Another key issue which Kelly pointed to was does the company truly understand its objectives? He stated, “What are the actual objectives? Does everybody know them? Does everybody know which one is ranked number one and which one is ranked two, three and four? You really need to think through this is what we want to achieve.” From there you should ask what are the risks that might prevent us from achieving these objectives? The next step is to then reverse engineer what business process controls are to minimize that is going wrong. Kelly said another way to consider it is that “you need to manage the risk and actually the more technical school of thought out there is, it's an objective based risk management is what you need. What are my objectives? What are the risks to achieving them? How do I reduce those risks?” The implicit assumption is the business knows what its objectives are and which ones are more important than others.  

The IA evolution that we have explored over this five-part series follows what I see as the evolution of compliance where it went from a paper program to doing compliance to operationalizing compliance and beyond that now. IA, compliance and a wide variety of other corporate disciplines really need to change their thinking about risk and looking at risk as not only an opportunity to harness and channel but also to more nimbly manage that risk going forward, not simply just fulfilling some legal compliance. Kelly added some thoughts from the compliance realm, which is that “many compliance officers’ wince at the idea of compliance as a bolt on addition which you engage in only at the end of the business process.” This outdated definition of the corporate compliance function, “is a drag at the end of the otherwise aerodynamic operation.
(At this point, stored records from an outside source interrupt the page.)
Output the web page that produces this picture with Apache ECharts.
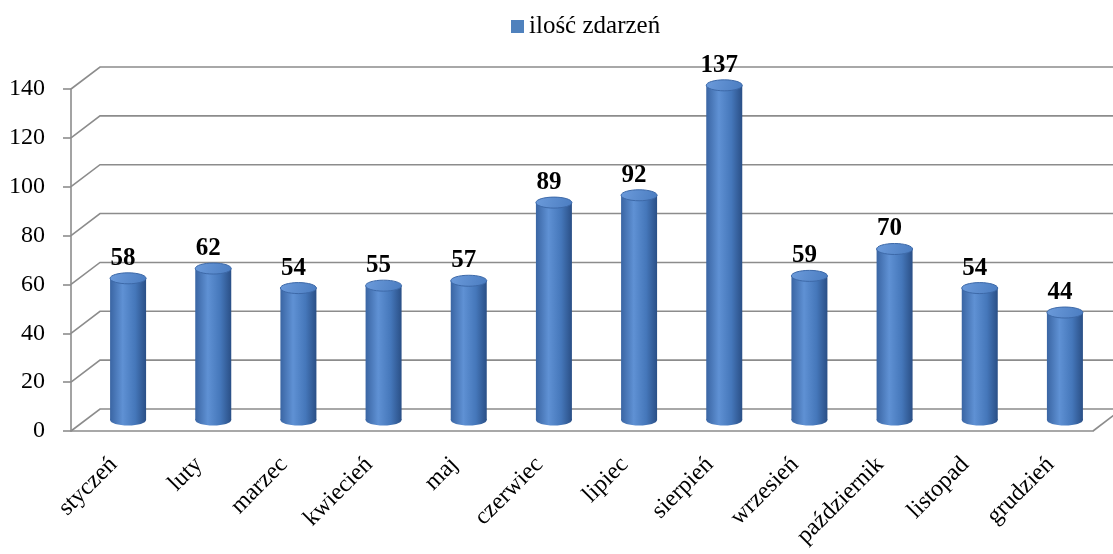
<!DOCTYPE html>
<html>
<head>
<meta charset="utf-8">
<script src="https://cdn.jsdelivr.net/npm/echarts@6/dist/echarts.min.js"></script>
<style>
  html, body { margin: 0; padding: 0; background: #fff; }
  #main { width: 1113px; height: 554px; }
</style>
</head>
<body>
<div id="main"></div>
<script>
var categories = ['styczeń', 'luty', 'marzec', 'kwiecień', 'maj', 'czerwiec', 'lipiec', 'sierpień', 'wrzesień', 'październik', 'listopad', 'grudzień'];
var values = [58, 62, 54, 55, 57, 89, 92, 137, 59, 70, 54, 44];
var yTicks = [0, 20, 40, 60, 80, 100, 120, 140];

(function () {
    var myChart = echarts.init(document.getElementById('main'));
    var DX = 29, DY = 22;   // depth of the 3d box
    var lineColor = '#8c8c8c';
    var font = '"Liberation Serif", "Times New Roman", serif';

    function renderWalls(params, api) {
        var cs = params.coordSys;
        var v = api.value(1);
        var y = api.coord([0, v])[1];
        var children = [{
            type: 'polyline',
            shape: { points: [[cs.x, y], [cs.x + DX, y - DY], [cs.x + cs.width + DX, y - DY]] },
            style: { stroke: lineColor, lineWidth: 1.6, fill: null }
        }];
        if (v === 0) {
            children.push({
                type: 'line',
                shape: { x1: cs.x + cs.width, y1: y, x2: cs.x + cs.width + DX, y2: y - DY },
                style: { stroke: lineColor, lineWidth: 1.6 }
            });
        }
        return { type: 'group', children: children };
    }

    function renderCylinder(params, api) {
        var idx = api.value(0), v = api.value(1);
        var base = api.coord([idx, 0]);
        var top = api.coord([idx, v]);
        var cx = base[0] + DX / 2;
        var yb = base[1] - DY / 2;
        var yt = top[1] - DY / 2;
        var w = 36, ry = 5.5;
        var bodyFill = {
            type: 'linear', x: 0, y: 0, x2: 1, y2: 0,
            colorStops: [
                { offset: 0, color: '#3a65a3' },
                { offset: 0.35, color: '#5f91d4' },
                { offset: 0.7, color: '#4577ba' },
                { offset: 1, color: '#2a4f86' }
            ]
        };
        var topFill = {
            type: 'linear', x: 0, y: 0, x2: 1, y2: 1,
            colorStops: [
                { offset: 0, color: '#6c9bdb' },
                { offset: 1, color: '#4a7cc0' }
            ]
        };
        return {
            type: 'group',
            children: [
                { type: 'ellipse', shape: { cx: cx, cy: yb, rx: w / 2, ry: ry }, style: { fill: bodyFill } },
                { type: 'rect', shape: { x: cx - w / 2, y: yt, width: w, height: yb - yt }, style: { fill: bodyFill } },
                { type: 'ellipse', shape: { cx: cx, cy: yt, rx: w / 2, ry: ry }, style: { fill: topFill, stroke: '#3d69a8', lineWidth: 1 } },
                {
                    type: 'text',
                    style: {
                        text: String(v), x: cx - 5, y: yt - ry - 2,
                        align: 'center', verticalAlign: 'bottom',
                        font: 'bold 25px ' + font, fill: '#000'
                    }
                }
            ]
        };
    }

    var option = {
        animation: false,
        legend: {
            data: [{ name: 'ilość zdarzeń', icon: 'rect', itemStyle: { color: '#4f81bd' } }],
            left: 506,
            top: 9,
            itemWidth: 13,
            itemHeight: 13,
            itemGap: 6,
            textStyle: { fontFamily: font, fontSize: 25, color: '#000' }
        },
        grid: {
            left: 71,
            right: 20,
            top: 89,
            bottom: 123,
            containLabel: false,
            outerBoundsMode: 'none'
        },
        xAxis: {
            type: 'category',
            data: categories,
            axisLine: { lineStyle: { color: lineColor, width: 1.6 } },
            axisTick: { length: 6, lineStyle: { color: lineColor, width: 1.6 } },
            axisLabel: {
                interval: 0, rotate: 45, margin: 30,
                fontFamily: font, fontSize: 24, color: '#000'
            }
        },
        yAxis: {
            type: 'value',
            min: 0,
            max: 140,
            interval: 20,
            splitLine: { show: false },
            axisLine: { show: true, lineStyle: { color: lineColor, width: 1.6 } },
            axisTick: { show: true, length: 8, lineStyle: { color: lineColor, width: 1.6 } },
            axisLabel: { margin: 26, fontFamily: font, fontSize: 24, color: '#000' }
        },
        series: [{
            name: 'walls',
            type: 'custom',
            renderItem: renderWalls,
            data: yTicks.map(function (t) { return [0, t]; }),
            z: 1,
            silent: true
        }, {
            name: 'ilość zdarzeń',
            type: 'custom',
            renderItem: renderCylinder,
            itemStyle: { color: '#4f81bd' },
            encode: { x: 0, y: 1 },
            data: values.map(function (v, i) { return [i, v]; }),
            z: 3
        }]
    };

    myChart.setOption(option);
})();
</script>
</body>
</html>
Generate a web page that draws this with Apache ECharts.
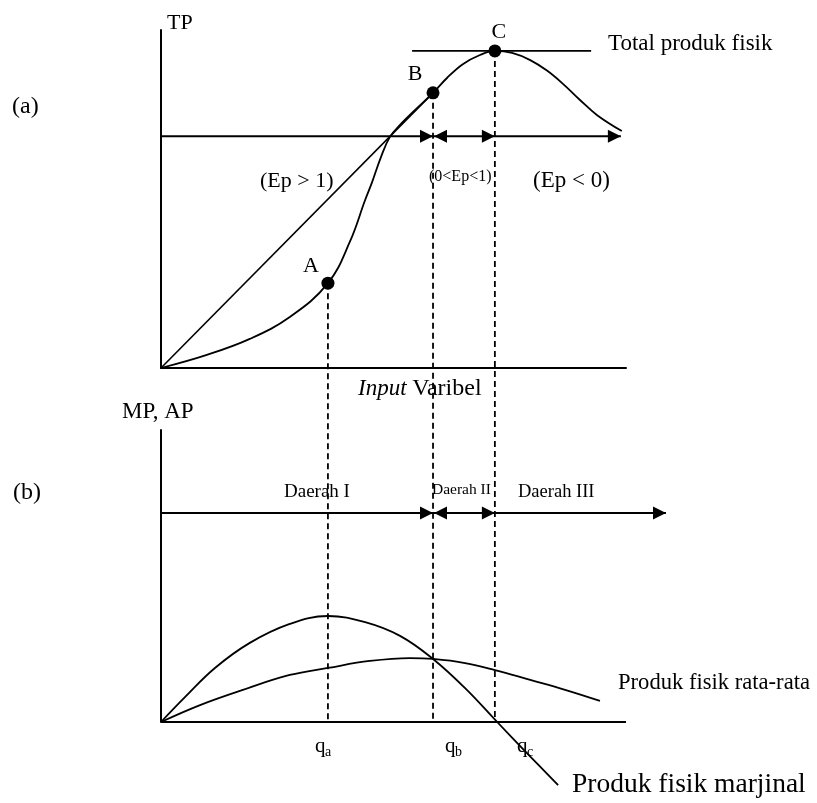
<!DOCTYPE html>
<html><head><meta charset="utf-8">
<script src="https://cdn.jsdelivr.net/npm/echarts@6/dist/echarts.min.js"></script>
<style>html,body{margin:0;padding:0;background:#fff}#c{width:817px;height:803px}</style>
</head><body><div id="c"></div>
<script>
// ---------------- data (arbitrary units 0..100) ----------------
const qNames = ['a', 'b', 'c'];
const qValues = [35.9, 58.5, 71.8];          // q_a, q_b, q_c on the input axis
const pointNames = ['A', 'B', 'C'];
const pointTP = [25.1, 81.4, 93.8];          // TP at q_a, q_b, q_c
const tpCurve = [[0,0],[9.7,3.8],[19.1,8.6],[27.7,15.1],[35.9,25.1],[40.6,37.3],[43.9,49.7],
  [45.4,55.0],[47.3,62.4],[49.2,68.3],[51.6,72.2],[54.6,76.3],[58.5,81.4],[61.5,85.8],
  [64.9,89.9],[68.6,92.6],[71.8,93.8],[75.5,93.2],[79.4,91.1],[83.0,88.0],[86.5,84.0],
  [90.1,79.3],[93.8,74.8],[99.1,70.1]];
const rayLine = [[0,0],[58.5,81.4]];
const tangentLine = [[54.0,93.8],[92.5,93.8]];
const elasticityLevel = 68.6, elasticityEnd = 98.9;
const mpCurve = [[0,0],[5.2,8.6],[11.6,18.5],[19.1,27.1],[27.7,33.6],[35.9,36.3],[43.9,34.2],
  [51.4,29.5],[58.5,21.6],[65.4,11.6],[72.3,0],[78.9,-11.0],[85.4,-21.6]];
const apCurve = [[0,0],[8.4,5.8],[17.6,11.0],[27.7,16.1],[35.9,18.5],[44.9,20.9],[53.5,21.9],
  [58.5,21.6],[65.4,20.2],[71.8,17.8],[79.4,14.4],[86.9,11.0],[94.4,7.2]];
const baseEnd = 100;
const regionLevel = 71.6, regionEnd = 108.6;

// ---------------- layout & style ----------------
const GA = {left:161, top:30, width:465, height:338};
const GB = {left:161, top:430, width:505, height:292};
const xMaxB = 100 * GB.width / GA.width;     // same horizontal scale in both panels
const FONT = '"Liberation Serif", "Times New Roman", serif';
const K = '#000';
const dropBottom = -((GB.top + GB.height) - (GA.top + GA.height)) / GA.height * 100;
const RIGHT = 'path://M0,0L13,6.5L0,13Z';
const LEFT = 'path://M13,0L0,6.5L13,13Z';
const labelOffsets = [[-17,-17],[-18,-19],[4,-19]];

function axis(i, max, showLine) {
  return {gridIndex:i, type:'value', min:0, max,
    axisLine:{show:showLine, onZero:false, lineStyle:{color:K, width:2}},
    axisTick:{show:false}, axisLabel:{show:false}, splitLine:{show:false}};
}
function line(data, gi, w, extra) {
  return Object.assign({type:'line', xAxisIndex:gi, yAxisIndex:gi, data, symbol:'none', clip:false,
    silent:true, lineStyle:{color:K, width:w}}, extra || {});
}
function arrows(gi, level, end) {
  return [
    {type:'scatter', xAxisIndex:gi, yAxisIndex:gi, silent:true, clip:false,
     symbol:RIGHT, symbolSize:[13,13], symbolOffset:[-6.5,0], itemStyle:{color:K, opacity:1},
     data:[[qValues[1], level],[qValues[2], level],[end, level]]},
    {type:'scatter', xAxisIndex:gi, yAxisIndex:gi, silent:true, clip:false,
     symbol:LEFT, symbolSize:[13,13], symbolOffset:[7.5,0], itemStyle:{color:K, opacity:1},
     data:[[qValues[1], level]]}
  ];
}

const series = [];
// panel (a)
series.push(line(tpCurve, 0, 1.8, {smooth:0.4}));
series.push(line(rayLine, 0, 1.6));
series.push(line(tangentLine, 0, 1.7));
series.push(line([[0, elasticityLevel],[elasticityEnd, elasticityLevel]], 0, 2));
qValues.forEach((q, i) => {
  series.push(line([[q, pointTP[i]],[q, dropBottom]], 0, 1.8, {lineStyle:{color:K, width:1.8, type:[6,4]}}));
});
series.push(...arrows(0, elasticityLevel, elasticityEnd));
series.push({type:'scatter', xAxisIndex:0, yAxisIndex:0, silent:true, symbolSize:13,
  itemStyle:{color:K, opacity:1},
  data: pointNames.map((n, i) => ({name:n, value:[qValues[i], pointTP[i]],
    label:{show:true, position:'inside', offset:labelOffsets[i], formatter:n, color:K, opacity:1,
      textBorderWidth:0, fontFamily:FONT, fontSize:22}}))});
// panel (b)
series.push(line([[0,0],[baseEnd,0]], 1, 2));
series.push(line(mpCurve, 1, 1.8, {smooth:0.4}));
series.push(line(apCurve, 1, 1.8, {smooth:0.4}));
series.push(line([[0, regionLevel],[regionEnd, regionLevel]], 1, 2));
series.push(...arrows(1, regionLevel, regionEnd));

function txt(text, x, y, size, extra) {
  return {type:'text', x, y, silent:true,
    style:Object.assign({text, fill:K, font:size + 'px ' + FONT,
      align:'left', verticalAlign:'middle', textAlign:'left', textVerticalAlign:'middle'}, extra || {})};
}
const qLabelX = [315, 445, 517];
const graphics = [
  txt('TP', 167, 23, 22),
  txt('(a)', 12, 107, 24),
  txt('Total produk fisik', 608, 44, 23),
  txt('(Ep > 1)', 260, 181, 22),
  txt('(0<Ep<1)', 429, 177, 16),
  txt('(Ep < 0)', 533, 181, 23),
  {type:'text', x:358, y:389, silent:true, style:{text:'{i|Input} {n|Varibel}', fill:K,
    font:'23px ' + FONT, align:'left', verticalAlign:'middle', textAlign:'left', textVerticalAlign:'middle',
    rich:{i:{fontStyle:'italic', fontFamily:FONT, fontSize:23, fill:K, color:K},
          n:{fontFamily:FONT, fontSize:24, fill:K, color:K}}}},
  txt('MP, AP', 122, 412, 23),
  txt('(b)', 13, 493, 24),
  txt('Daerah I', 284, 492, 19),
  txt('Daerah II', 432, 490, 15.5),
  txt('Daerah III', 518, 492, 18.5),
  txt('Produk fisik rata-rata', 618, 683, 22.6),
  txt('Produk fisik marjinal', 572, 785, 27.5)
];
qNames.forEach((n, i) => {
  graphics.push(txt('q', qLabelX[i], 746, 21));
  graphics.push(txt(n, qLabelX[i] + 10, 752, 14));
});

const chart = echarts.init(document.getElementById('c'), null, {renderer:'canvas'});
chart.setOption({
  animation:false,
  backgroundColor:'#fff',
  grid:[Object.assign({containLabel:false}, GA), Object.assign({containLabel:false}, GB)],
  xAxis:[axis(0, 100, true), axis(1, xMaxB, false)],
  yAxis:[axis(0, 100, true), axis(1, 100, true)],
  series,
  graphic:graphics
});
</script></body></html>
It slows everything down and you don't want that. You want compliance embedded throughout the whole organization and smart ethical conduct all the way through.”

This has a similar dynamic with IA because historically IA would do a financial statement audit and it would be bolt on because you only do the annual audit once a year. It was performed and completed after the end of the fiscal year. Now we are moving beyond this as Boards of Directors need more assurance on more risks. They need to know that risk is governed and it is governed all the way through from the risk management cycle.

Now overlay the same dynamic with the compliance function. As Kelly noted, “we're talking about risk monitoring and internal audit as opposed to ethics and compliance and the compliance function. This is where internal audit needs to get to because this is where business processes are moving to. All information is becoming datafiedand you are able to monitor this data.” Kelly added a visualization when he said, “You are able to analyze when something drifts out of the Green Zone and into the Red Zone.” Kelly believes this is where we are headed and closed by stating, “I think we can probably get there, but there's no reason why we cannot do so. With  some good thinking and good use of technology now, there is no reason why you could not start your organization on that path right away.”